The fund, totaling GTQ2 billion ($259.4 million), grants authorized beneficiaries around $300 per month. This stipend is exempt from deductions, withholding fees, and taxes. To qualify for the benefit, workers must have a job contract and be registered with the Guatemalan Social Security Institute (IGSS). Additionally, employers must inform and get the authorization of the Labor Ministry to suspend job contracts.

What is the expected burden on public finances?

Besides the unemployment subsidy, the Guatemalan government is also rolling out a GTQ1,000 ($130) bonus per low-income household and three credit lines totaling GTQ3.75 billion ($487 million) for independent workers and businesses.

The entire COVID-19 emergency packages will cost GTQ11 billion ($1.42 billion), which the Guatemalan government will finance through the placement of bonds to be bought by the country’s own central bank—quantitative easing.

Even though the 1993 constitution prohibits the central bank from purchasing government bonds, it grants an exception “in cases of catastrophes or public disasters.” This creates the possibility of inflation in the future.

Who was behind the proposal?

Congressman Samuel Pérez of the left-wing party Movimiento Semilla introduced the bill for the temporary unemployment insurance.

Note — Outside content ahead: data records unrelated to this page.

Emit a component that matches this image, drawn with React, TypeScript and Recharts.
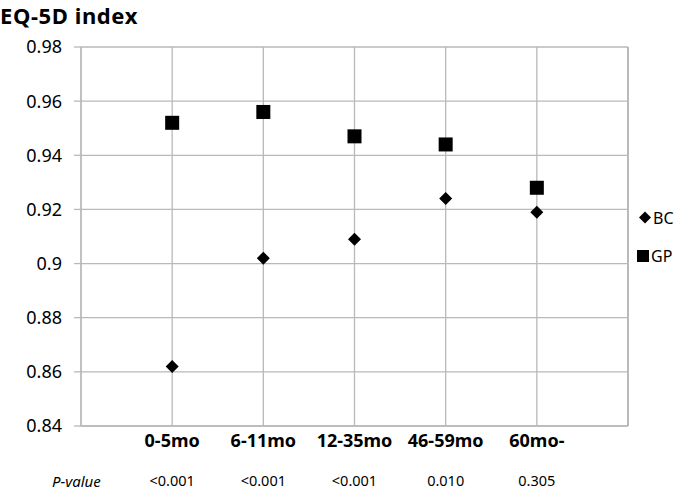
import React from "react";
import {
  ScatterChart,
  Scatter,
  XAxis,
  YAxis,
  CartesianGrid,
  ReferenceLine,
} from "recharts";

const categories = ["0-5mo", "6-11mo", "12-35mo", "46-59mo", "60mo-"];
const bcValues = [0.862, 0.902, 0.909, 0.924, 0.919];
const gpValues = [0.952, 0.956, 0.947, 0.944, 0.928];
const pValues = ["<0.001", "<0.001", "<0.001", "0.010", "0.305"];
const yTicks = [0.84, 0.86, 0.88, 0.9, 0.92, 0.94, 0.96, 0.98];

const bcData = categories.map((c, i) => ({ x: i + 1, y: bcValues[i], name: c }));
const gpData = categories.map((c, i) => ({ x: i + 1, y: gpValues[i], name: c }));

const FONT = "'Noto Sans', 'Open Sans', sans-serif";
const GRID = "#b9b9b9";

const Diamond = (props: any) => {
  const { cx, cy } = props;
  const r = 6.5;
  return (
    <polygon
      points={`${cx},${cy - r} ${cx + r},${cy} ${cx},${cy + r} ${cx - r},${cy}`}
      fill="#000"
    />
  );
};

const Square = (props: any) => {
  const { cx, cy } = props;
  const s = 14;
  return <rect x={cx - s / 2} y={cy - s / 2} width={s} height={s} fill="#000" />;
};

const CategoryTick = (props: any) => {
  const { x, y, payload } = props;
  const i = Math.round(payload.value) - 1;
  return (
    <g>
      <text
        x={x}
        y={y + 13}
        textAnchor="middle"
        fontFamily={FONT}
        fontWeight="bold"
        fontSize={18}
        fill="#000"
      >
        {categories[i]}
      </text>
      <text
        x={x}
        y={y + 52}
        textAnchor="middle"
        fontFamily={FONT}
        fontSize={14.5}
        fill="#000"
      >
        {pValues[i]}
      </text>
    </g>
  );
};

export default function App() {
  return (
    <div
      style={{
        position: "absolute",
        left: 0,
        top: 0,
        width: 685,
        height: 490,
        background: "#fff",
        fontFamily: FONT,
      }}
    >
      <div
        style={{
          position: "absolute",
          left: 0,
          top: 0,
          fontSize: 22,
          fontWeight: "bold",
          letterSpacing: 0.6,
          lineHeight: "30px",
          color: "#000",
        }}
      >
        EQ-5D index
      </div>
      <ScatterChart
        width={685}
        height={490}
        margin={{ top: 47, right: 57, bottom: 0, left: 0 }}
      >
        <CartesianGrid stroke={GRID} strokeWidth={1.3} />
        <XAxis
          type="number"
          dataKey="x"
          domain={[0, 6]}
          ticks={[1, 2, 3, 4, 5]}
          allowDecimals={false}
          axisLine={{ stroke: GRID, strokeWidth: 1.3 }}
          tickLine={false}
          tick={<CategoryTick />}
          height={64}
          interval={0}
        />
        <YAxis
          type="number"
          dataKey="y"
          domain={[0.84, 0.98]}
          ticks={yTicks}
          interval={0}
          width={81}
          axisLine={{ stroke: GRID, strokeWidth: 1.3 }}
          tickLine={{ stroke: GRID, strokeWidth: 1.3 }}
          tickSize={7}
          tickMargin={12}
          tick={{ fontFamily: FONT, fontSize: 18, fill: "#000" }}
          tickFormatter={(v: number) => String(Number(v.toFixed(2)))}
        />
        <ReferenceLine x={6} stroke={GRID} strokeWidth={2} />
        <Scatter name="BC" data={bcData} shape={<Diamond />} isAnimationActive={false} />
        <Scatter name="GP" data={gpData} shape={<Square />} isAnimationActive={false} />
      </ScatterChart>
      <div
        style={{
          position: "absolute",
          left: 52,
          top: 470,
          fontSize: 15,
          fontStyle: "italic",
          lineHeight: "22px",
          color: "#000",
        }}
      >
        P-value
      </div>
      <svg
        style={{ position: "absolute", left: 630, top: 200 }}
        width={55}
        height={80}
      >
        <polygon points="15,11.5 21,17.5 15,23.5 9,17.5" fill="#000" />
        <text x={23} y={24} fontFamily={FONT} fontSize={16} fill="#000">
          BC
        </text>
        <rect x={7} y={50} width={12} height={12} fill="#000" />
        <text x={21} y={62} fontFamily={FONT} fontSize={16} fill="#000">
          GP
        </text>
      </svg>
    </div>
  );
}
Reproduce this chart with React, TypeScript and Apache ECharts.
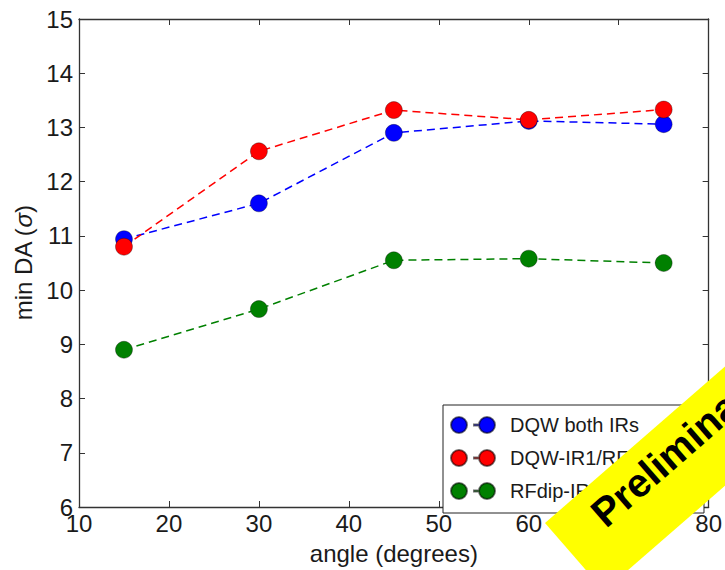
import React, { useEffect, useRef } from "react";
import * as echarts from "echarts";

const angles = [15, 30, 45, 60, 75];
const dqwBoth = [10.94, 11.6, 12.9, 13.12, 13.06];
const dqwIR1 = [10.8, 12.56, 13.32, 13.14, 13.33];
const rfdip = [8.9, 9.65, 10.55, 10.58, 10.5];

const seriesNames = ["DQW both IRs", "DQW-IR1/RFdip-IR5", "RFdip-IR1/DQW-IR5"];
const seriesColors = ["#0000ff", "#ff0000", "#008000"];
const seriesValues = [dqwBoth, dqwIR1, rfdip];

const xTicks = { min: 10, max: 80, interval: 10 };
const yTicks = { min: 6, max: 15, interval: 1 };

const FONT = "'Liberation Sans', Arial, Helvetica, sans-serif";
const AXIS_COLOR = "#333333";
const TEXT_COLOR = "#1a1a1a";

const legendIcon =
  "path://M8,0 A8,8 0 1,1 8,16 A8,8 0 1,1 8,0 Z M23,7.4 L28,7.4 L28,8.6 L23,8.6 Z M36,0 A8,8 0 1,1 36,16 A8,8 0 1,1 36,0 Z";

export default function App() {
  const ref = useRef<HTMLDivElement>(null);

  useEffect(() => {
    if (!ref.current) return;
    const chart = echarts.init(ref.current, undefined, { renderer: "svg" });

    const axisCommon = {
      axisLine: { show: true, onZero: false, lineStyle: { color: AXIS_COLOR, width: 1.3 } },
      axisTick: { show: true, inside: true, length: 6, lineStyle: { color: AXIS_COLOR, width: 1 } },
      splitLine: { show: false },
    };

    const option: any = {
      animation: false,
      backgroundColor: "#ffffff",
      grid: { left: 79, right: 13, top: 19, bottom: 60, containLabel: false },
      xAxis: [
        {
          type: "value",
          ...xTicks,
          position: "bottom",
          ...axisCommon,
          axisLabel: { fontFamily: FONT, fontSize: 24, color: TEXT_COLOR, margin: 4 },
          name: "angle (degrees)",
          nameLocation: "middle",
          nameGap: 34,
          nameTextStyle: { fontFamily: FONT, fontSize: 24, color: TEXT_COLOR },
        },
        {
          type: "value",
          ...xTicks,
          position: "top",
          ...axisCommon,
          axisLabel: { show: false },
        },
      ],
      yAxis: [
        {
          type: "value",
          ...yTicks,
          position: "left",
          ...axisCommon,
          axisLabel: { fontFamily: FONT, fontSize: 24, color: TEXT_COLOR, margin: 6 },
          name: "min DA ({i|σ})",
          nameLocation: "middle",
          nameGap: 42,
          nameRotate: 90,
          nameTextStyle: {
            fontFamily: FONT,
            fontSize: 24,
            color: TEXT_COLOR,
            rich: { i: { fontFamily: FONT, fontSize: 24, fontStyle: "italic", color: TEXT_COLOR } },
          },
        },
        {
          type: "value",
          ...yTicks,
          position: "right",
          ...axisCommon,
          axisLabel: { show: false },
        },
      ],
      legend: {
        orient: "vertical",
        left: 443,
        top: 405,
        padding: [10, 11, 12, 7],
        itemWidth: 44,
        itemHeight: 16,
        itemGap: 13,
        icon: legendIcon,
        borderColor: "#222222",
        borderWidth: 1,
        backgroundColor: "#ffffff",
        textStyle: {
          fontFamily: FONT,
          fontSize: 20,
          color: TEXT_COLOR,
          lineHeight: 16,
          padding: [0, 0, 0, 10],
        },
        data: seriesNames,
      },
      series: seriesNames.map((name, i) => ({
        name,
        type: "line",
        xAxisIndex: 0,
        yAxisIndex: 0,
        data: angles.map((a, j) => [a, seriesValues[i][j]]),
        symbol: "circle",
        symbolSize: 17,
        color: seriesColors[i],
        itemStyle: { color: seriesColors[i], borderColor: "rgba(0,0,0,0.55)", borderWidth: 0.6 },
        lineStyle: { color: seriesColors[i], width: 1.5, type: [8, 5] },
        z: 2 + i,
      })),
      graphic: [
        {
          type: "group",
          x: 545,
          y: 523,
          rotation: (41 * Math.PI) / 180,
          z: 100,
          children: [
            {
              type: "rect",
              shape: { x: 0, y: 0, width: 420, height: 90 },
              style: { fill: "#ffff00" },
              z: 100,
            },
            {
              type: "text",
              x: 42,
              y: 30.5,
              z: 101,
              style: {
                text: "Preliminary",
                fontFamily: FONT,
                fontWeight: "bold",
                fontSize: 40,
                fill: "#000000",
                verticalAlign: "middle",
                align: "left",
              },
            },
          ],
        },
      ],
    };

    chart.setOption(option);
    return () => chart.dispose();
  }, []);

  return (
    <div
      ref={ref}
      style={{ position: "fixed", left: 0, top: 0, width: 725, height: 570, background: "#fff" }}
    />
  );
}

The initial proposal of GQT10 billion ($1.29 billion) sought economic compensation for workers in the formal economy suffering from furloughs or layoffs, as well as for informal-economy workers.

However, Guatemalan legislators finally left out informal workers from the relief package.

Critics to the Fund for the Protection of Employment

Economists and think tanks have focused their criticism on the financing of the unemployment subsidy and other measures in the stimulus law.

Lizardo Sosa, an economist and former director of Guatemala’s central bank, has criticized the government’s decision to resort to quantitative easing rather than borrowing. “There are enough national and international sources of financing to cover the desired amount,” he wrote on his Twitter account. According to Sosa, inflation will appear as the new money ripples across the market.

UFM Market Trends at Francisco Marroquín University is also opposed to the financing strategy. Economic professors Olav Dirkmaat and Daniel Fernández warn GDP could fall by 16 percent in the second quarter of 2020, triggering one of the country’s worst economic crises.

“The Guatemalan economy is much more indebted today than in 2008. The cause is excess liquidity in quetzales. Guatemala’s central bank is in part responsible for this indebtedness, since with its monetary interventions it has promoted a marked reduction in the interest rates on loans in quetzales.”

On April 3, Fitch Solutions downgraded Guatemala’s sovereign rating from BB to BB- due to lower economic growth and fiscal revenues, as well as the rating of several banks and foreign-related companies.